I social network o social media danno solo l’impressione di uno spazio personale o di una piccola comunità, ma non lo sono. E troppo spesso vengono trascurate le licenze, concesse al fornitore, nello scaricare un’app, relative all’uso dei dati che vengono inseriti: vale la regola generale che operatori e cittadini devono essere “informati” e sapere, prima di adoperare lo strumento, in che modo vengono trattate le informazioni, tanto più confidenziali, come quelle che riguardano lo stato di salute.

Social in Sanità trampolino per gli screening

Così gli operatori devono sapere che la liquidità del mezzo non li solleva minimamente dagli obblighi e dalle responsabilità previste nelle Aziende Sanitarie per i dipendenti pubblici: nel trattamento dei dati sensibili, nel rispetto dell’immagine dell’azienda, nell’utilizzo dei social in orario di lavoro, solo per alludere ad aspetti che rendono i social censurati da alcune Pubbliche amministrazioni.

Una volta definite le caratteristiche del mezzo si possono considerare i benefici dei social in ambito sanitario: dall’aumento dell’empowerment del paziente, all’ability to cope. Ma i social possono favorire e sostenere le campagne di prevenzione e di educazione alla salute, sia nei giovani sia negli adulti, per prevenire l’insorgenza delle patologie e promuovere corretti stili di vita, o campagne screening per la diagnosi precoce.

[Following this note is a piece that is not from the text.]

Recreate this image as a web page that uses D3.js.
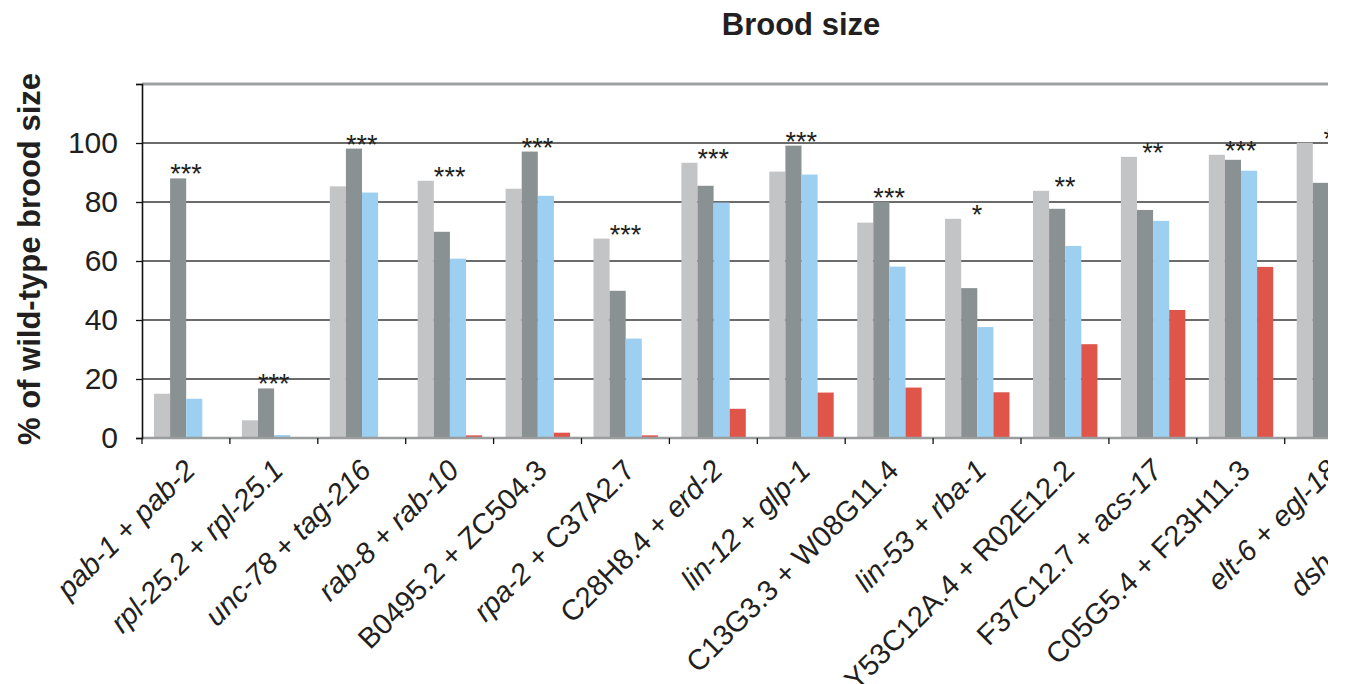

Proprio per la loro pervasività i social sono essenziali per diffondere in modo capillare ed “economico” informazioni sui servizi offerti dall’Azienda nell’ambito dei Livelli Essenziali di Assistenza, per promuovere iniziative, veicolare l’immagine dell’Azienda e dei professionisti, per aumentare il livello di partecipazione e, quindi, la reputazione e la fiducia.

Importante è valutare l’implementazione dei social tra i professionisti. Infatti, considerato che oggi la contrapposizione è tra una sanità vecchia che lavora a silos ed una sanità multiprofessionale e multidisciplinare che lavora sulla persona, con un approccio olistico e non a canne d’organo, è essenziale avere strumenti interoperabili e sicuri, ma anche immediati e precisi che rendano agile l’interscambio di dati e immagini e la creazione di una nuova conoscenza condivisa.

Best practice in Italia e all’estero

Numerose sono le best practice che si possono citare nell’uso dei social in sanità, sia all’estero – ad esempio il Cdc Centers for Disease Control and Prevention di Atlanta o il Mayo Clinic Center in Arizona – sia in Italia come l’Azienda Usl Toscana sud est, l’IFO, la Usl di Piacenza, l’Ast di Bergamo e l’Ospedale Giglio di Cefalù. Le diverse esperienze sono accomunate da una comunicazione diretta ai cittadini nel campo della prevenzione e dei corretti stili di vita, dell’informazione ai pazienti diretta attraverso i professionisti interni e della promozione dei servizi e degli eventi, anche con il coinvolgimento di associazioni e realtà del territorio.

Secondo una recente ricerca pubblicata nel 2018 dai ricercatori Oasi su 51 soggetti italiani del settore sanitario, il 65% del campione utilizza Facebook, il 18 non utilizza alcuno strumento, 21 aziende utilizzano youtube, 15 twitter, 14 Linkedln, solo 3 Istagram. Come? In genere duplicano sui social i contenuti creati offline, solo il 23% crea contenuti originali per lo strumento. Se molte sono presenti sui social e pochissime sono quelle che fanno attività di analisi anche dei feedback, è anche vero che nel 72% dei casi non esistono, nell’organigramma aziendale, funzioni dedicate alla gestione dei social media e questa è svolta dall’Ufficio stampa o dall’Ufficio comunicazione, con una formazione raramente mirata.

Occorre, quindi, un Sistema di regole chiaro, non solo interno alle Aziende, ma una fonte di rango primario dove questi strumenti vengano definiti e quindi legittimati cosicché Pubbliche Amministrazioni e cittadini sappiano quali social possono utilizzare e con quali termini. Inoltre è necessario che sia richiesto, a garanzia dei fruitori, che questi social con la stessa agevolezza con cui possono essere utilizzati, siano resi comprensibili a tutti. Questo, per ovviare a quell’abuso di dati che, con le attuali regole, potrebbe nascondersi dietro ad una strumento che, di fatto, può rappresentare un’opportunità unica nel favorire quella trasparenza e quella partecipazione che è alla base dell’agire della Pubblica amministrazione anche in sanità.